Kharg Island lies near the Strait of Hormuz where a fifth of global oil exports passes.

Iran has prepared its biggest oil export terminal on the Kharg Island for stepped-up shipments of crude in time for the lifting of sanctions, an official says. 

The “strategic plan” for year-long repair and overhaul of undersea oil pipelines and other marine salvage operations on the island is complete before schedule, head of the Kharg Oil Termanil Abbas Asad-Rouz said on Wednesday.

Repair work was carried out on two subsea pipelines which had been damaged during Iraq’s bombing of the facilities on the island during the 1980-1988 war of the former dictator Saddam Hussein on Iran.

Oil from Iran’s fields reaches the island through four 72- and 60-inch pipelines --32 kilometers in length on the seabed. The oil is then stored in tanks for transfer to export jetties on the island and loading.

There is a storage capacity for 30 million barrels of oil on the Kharg Island, giving it more flexibility for exports, according to some reports.

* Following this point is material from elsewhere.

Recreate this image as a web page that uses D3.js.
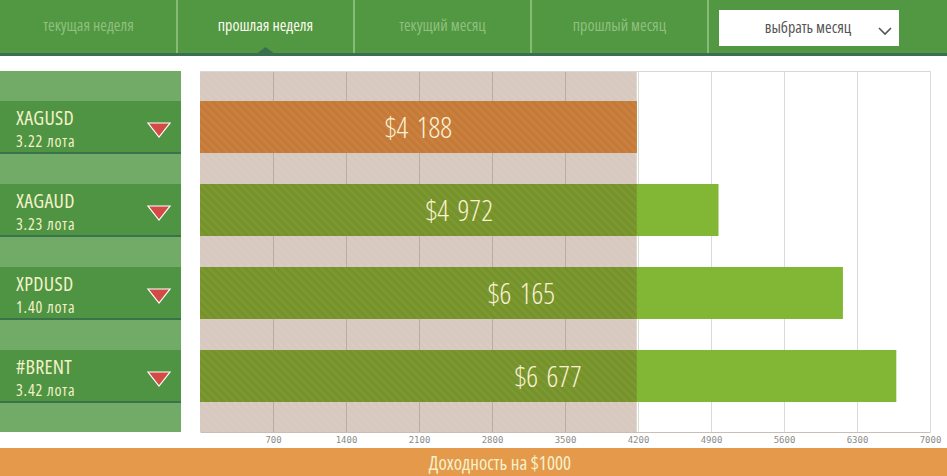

The island lies near the Strait of Hormuz where a fifth of global oil exports passes.

This undated photo shows Singapore-registered KHK Vision docked for crude loading at the Kharg terminal.

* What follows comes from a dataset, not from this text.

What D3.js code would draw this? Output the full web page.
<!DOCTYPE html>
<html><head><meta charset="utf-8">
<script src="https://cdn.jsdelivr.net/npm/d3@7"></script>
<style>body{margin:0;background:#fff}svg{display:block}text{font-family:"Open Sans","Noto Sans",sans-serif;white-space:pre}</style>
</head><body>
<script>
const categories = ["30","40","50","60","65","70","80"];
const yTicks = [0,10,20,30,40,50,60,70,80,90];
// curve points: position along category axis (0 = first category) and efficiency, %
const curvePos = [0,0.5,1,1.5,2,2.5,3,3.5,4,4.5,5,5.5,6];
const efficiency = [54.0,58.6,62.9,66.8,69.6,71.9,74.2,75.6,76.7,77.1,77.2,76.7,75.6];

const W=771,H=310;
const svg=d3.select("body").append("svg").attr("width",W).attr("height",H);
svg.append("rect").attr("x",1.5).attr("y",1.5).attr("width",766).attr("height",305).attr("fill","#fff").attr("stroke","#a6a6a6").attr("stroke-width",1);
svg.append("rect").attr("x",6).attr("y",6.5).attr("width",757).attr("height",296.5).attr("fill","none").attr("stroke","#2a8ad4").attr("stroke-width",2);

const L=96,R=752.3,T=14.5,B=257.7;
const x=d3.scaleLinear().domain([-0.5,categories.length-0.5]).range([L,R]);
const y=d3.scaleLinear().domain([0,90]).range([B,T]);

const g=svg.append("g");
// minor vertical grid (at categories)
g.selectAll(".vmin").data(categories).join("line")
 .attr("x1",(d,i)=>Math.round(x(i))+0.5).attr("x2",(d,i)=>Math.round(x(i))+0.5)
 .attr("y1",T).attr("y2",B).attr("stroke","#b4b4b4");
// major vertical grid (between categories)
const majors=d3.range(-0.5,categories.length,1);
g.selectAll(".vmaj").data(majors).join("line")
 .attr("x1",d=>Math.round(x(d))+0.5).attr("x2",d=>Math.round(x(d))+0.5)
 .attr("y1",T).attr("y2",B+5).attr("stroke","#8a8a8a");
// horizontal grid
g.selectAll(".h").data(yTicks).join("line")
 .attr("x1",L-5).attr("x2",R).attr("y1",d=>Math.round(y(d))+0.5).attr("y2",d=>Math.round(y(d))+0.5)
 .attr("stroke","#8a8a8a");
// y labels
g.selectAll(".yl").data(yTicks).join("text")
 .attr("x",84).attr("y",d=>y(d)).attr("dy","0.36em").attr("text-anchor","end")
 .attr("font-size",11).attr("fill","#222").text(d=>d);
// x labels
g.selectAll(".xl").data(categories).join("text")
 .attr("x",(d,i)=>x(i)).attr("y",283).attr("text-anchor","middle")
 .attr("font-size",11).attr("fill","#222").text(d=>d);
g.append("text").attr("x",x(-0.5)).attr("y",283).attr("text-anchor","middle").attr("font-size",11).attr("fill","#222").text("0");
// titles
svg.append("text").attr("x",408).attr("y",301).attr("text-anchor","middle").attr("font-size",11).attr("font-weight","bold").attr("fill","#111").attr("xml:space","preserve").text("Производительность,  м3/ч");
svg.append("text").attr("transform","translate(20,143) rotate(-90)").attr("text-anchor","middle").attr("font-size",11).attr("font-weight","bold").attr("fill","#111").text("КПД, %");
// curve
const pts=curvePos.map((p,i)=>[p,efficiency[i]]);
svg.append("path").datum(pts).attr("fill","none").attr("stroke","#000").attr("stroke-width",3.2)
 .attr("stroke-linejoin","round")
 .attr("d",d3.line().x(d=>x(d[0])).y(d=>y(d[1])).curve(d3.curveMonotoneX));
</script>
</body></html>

Iran has prepared its oil terminals for 6 million barrels per day (bpd) of exports when the sanctions are lifted, Managing Director of the Iranian Oil Terminals Company Pirouz Mousavi has said.

Currently, the country exports a little more than 1 million bpd of crude. Officials say exports will rise by another 1 million bpd within six months after the removal of the sanctions.

Iran plans a new oil terminal outside the Strait of Hormuz to provide backup option for exports. The new terminal at Bandar Jask on the Gulf of Oman coast of Iran will be connected to the port of Neka to transfer 1 million bpd of Caspian oil.

Neka has an import capacity for crude swaps with the Caspian states of Turkmenistan, Kazakhstan, Azerbaijan and Russia.

Mousavi has said the planned terminal would have a storage capacity of 20 million barrels and cost around $2.2 billion to build.